Kevorkian Aide Indicted for Murder
July 7, 2008 - 7:02 PM
RIO RANCHO, N.M. -- An associate of assisted-suicide advocate Jack Kevorkian was indicted Thursday on a charge of first-degree murder in the death of a woman who suffered from multiple sclerosis.
Georges Reding, a psychiatrist from Galesburg, Mich., was also charged in the grand jury indictment with practicing medicine without a license, trafficking in a controlled substance, pentobarbital, and with evidence tampering in the Aug. 30, 1998, death of Donna Brennan, 54.
``It is our intention to proceed to prosecution,'' District Attorney Mike Runnels said. ``This whole case began because the family asked the Rio Rancho Department of Public Safety to look into the circumstances surrounding Donna Brennan's death. It was their unease that initiated the whole thing,'' Runnels said. Brennan's relatives live out of state, he said.
``They were apprised of the case as it developed and knew we were taking it to the grand jury. We filed the indictment at 2:58 p.m. (MDT),'' Runnels said.
``I think the bottom line here is we presented to the grand jury, as we do in all cases, a thorough case and gave (grand jurors) the options available under the law and left it to the grand jury to make the decision as to what charges, based on the case as presented, they believed to be appropriate,'' he said.
Assisted suicide is a felony in New Mexico punishable by 18 months in prison, but the jury chose to indict not for assisted suicide but for first-degree murder, which usually takes a life prison term, considered to be a minimum 30-year term.
Authorities initially thought Ms. Brennan had died of natural causes, but an autopsy determined she died from a lethal dose of toxic pentobarbital. Telephone and credit-card records and a witness placed Reding at the Brennan house around the time of her death.
An attorney for Reding, Michael Schwartz, said early this month that ``it would be a foolish waste of time to seek an indictment of Georges Reding.''
Kevorkian has been in a maximum-security facility near Manistee, Mich., since his April conviction on a second-degree murder charge.
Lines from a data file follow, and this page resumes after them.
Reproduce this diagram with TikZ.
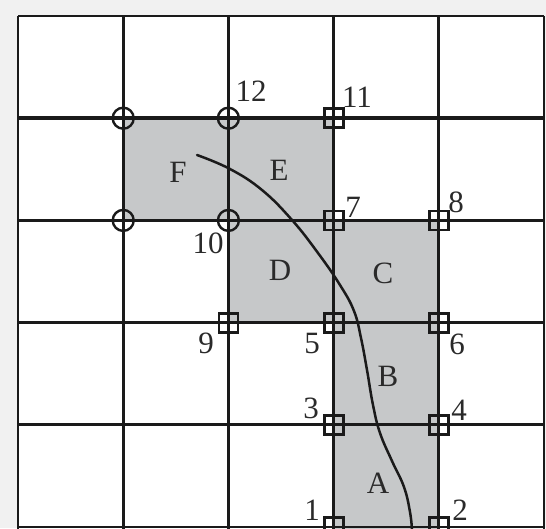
\documentclass[tikz,border=0pt]{standalone}
\usepackage{fontspec}
\setmainfont{Liberation Serif}
\usetikzlibrary{positioning}
\definecolor{bgc}{HTML}{F1F1F1}
\definecolor{zonec}{HTML}{C6C8C9}
\definecolor{inkc}{HTML}{1A1A1A}
\definecolor{txtc}{HTML}{2A2A2A}

\begin{document}
\begin{tikzpicture}[x=1pt,y=-1pt,gridl/.style={draw=inkc,line width=2.8pt},zone/.style={fill=zonec,draw=none},hole/.style={circle,draw=inkc,line width=2.4pt,minimum size=21pt,inner sep=0pt},sq/.style={rectangle,draw=inkc,line width=2.8pt,minimum size=19pt,inner sep=0pt},num/.style={font=\fontsize{31}{31}\selectfont,text=txtc,inner sep=0pt},path/.style={draw=inkc,line width=2.5pt,line cap=round}]
\useasboundingbox (0,0) rectangle (546,528);
\fill[bgc] (0,0) rectangle (546,528);
\fill[white] (18,16) rectangle (544,530);
% shaded cells along the path
\fill[zone] (123.2,118.2) rectangle (333.6,220.4);
\fill[zone] (228.4,220.4) rectangle (438.8,322.6);
\fill[zone] (333.6,322.6) rectangle (438.8,530);
% grid
\foreach \x in {18,123.2,228.4,333.6,438.8,544} \draw[gridl] (\x,16) -- (\x,532);
\foreach \y in {16,220.4,322.6,424.8,527} \draw[gridl] (18,\y) -- (544,\y);
\draw[gridl,line width=3.6pt] (18,118.2) -- (544,118.2);
% cell letters
\node[num] (F) at (178,172) {F};
\node[num] (E) at (279,170) {E};
\node[num] (D) at (280,270) {D};
\node[num] (C) at (383,273) {C};
\node[num] (B) at (388,376) {B};
\node[num] (A) at (378,483) {A};
% the curve
\draw[path] plot[smooth,tension=.7] coordinates {(197,155) (230,169) (262,190) (292,220) (318,253) (340,285) (354,311) (361,338) (367,370) (373,405) (380,433) (392,461) (404,487) (410,512) (412,530)};
% grid points
\node[hole] (pa) at (123.2,118.2) {};
\node[hole] (p12) at (228.4,118.2) {};
\node[hole] (pb) at (123.2,220.4) {};
\node[hole] (p10) at (228.4,220.4) {};
\node[sq] (p11) at (333.6,118.2) {};
\node[sq] (p7) at (333.6,220.4) {};
\node[sq] (p8) at (438.8,220.4) {};
\node[sq] (p9) at (228.4,322.6) {};
\node[sq] (p5) at (333.6,322.6) {};
\node[sq] (p6) at (438.8,322.6) {};
\node[sq] (p3) at (333.6,424.8) {};
\node[sq] (p4) at (438.8,424.8) {};
\node[sq] (p1) at (333.6,527) {};
\node[sq] (p2) at (438.8,527) {};
% point numbers
\node[num] (n12) at (251,91) {12};
\node[num] (n11) at (357,97) {11};
\node[num] (n7) at (353,207) {7};
\node[num] (n8) at (456,202) {8};
\node[num] (n10) at (208,243) {10};
\node[num] (n9) at (206,343) {9};
\node[num] (n5) at (312,343) {5};
\node[num] (n6) at (457,344) {6};
\node[num] (n3) at (311,408) {3};
\node[num] (n4) at (459,410) {4};
\node[num] (n1) at (312,510) {1};
\node[num] (n2) at (460,510) {2};
\end{tikzpicture}
\end{document}
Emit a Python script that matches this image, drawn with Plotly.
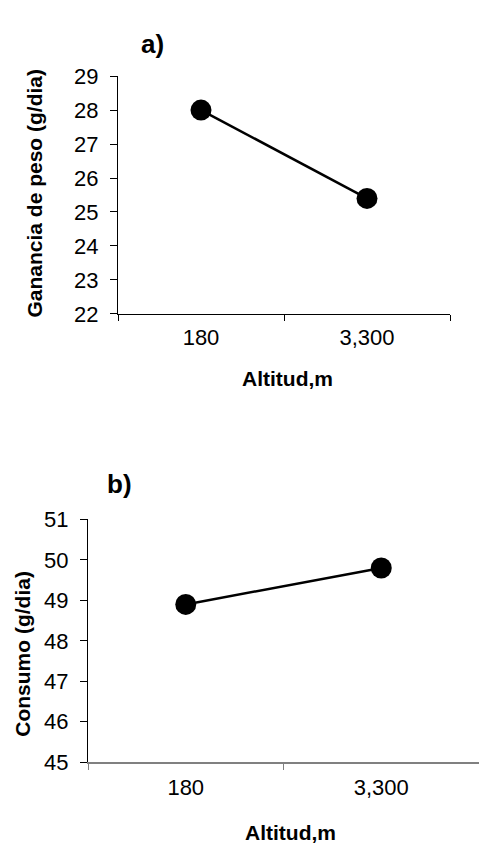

In 1996, Reding was charged in connection with three assisted-suicide deaths in Oakland County, Mich. Kevorkian also was charged. Charges were dropped after a prosecutor said there was insufficient evidence to win the case. Less than two years later, Reding and Kevorkian were arrested on charges of resisting arrest and interfering with police while dropping a body off at a Royal Oak, Mich., hospital. Reding was acquitted in that case, while Kevorkian was convicted.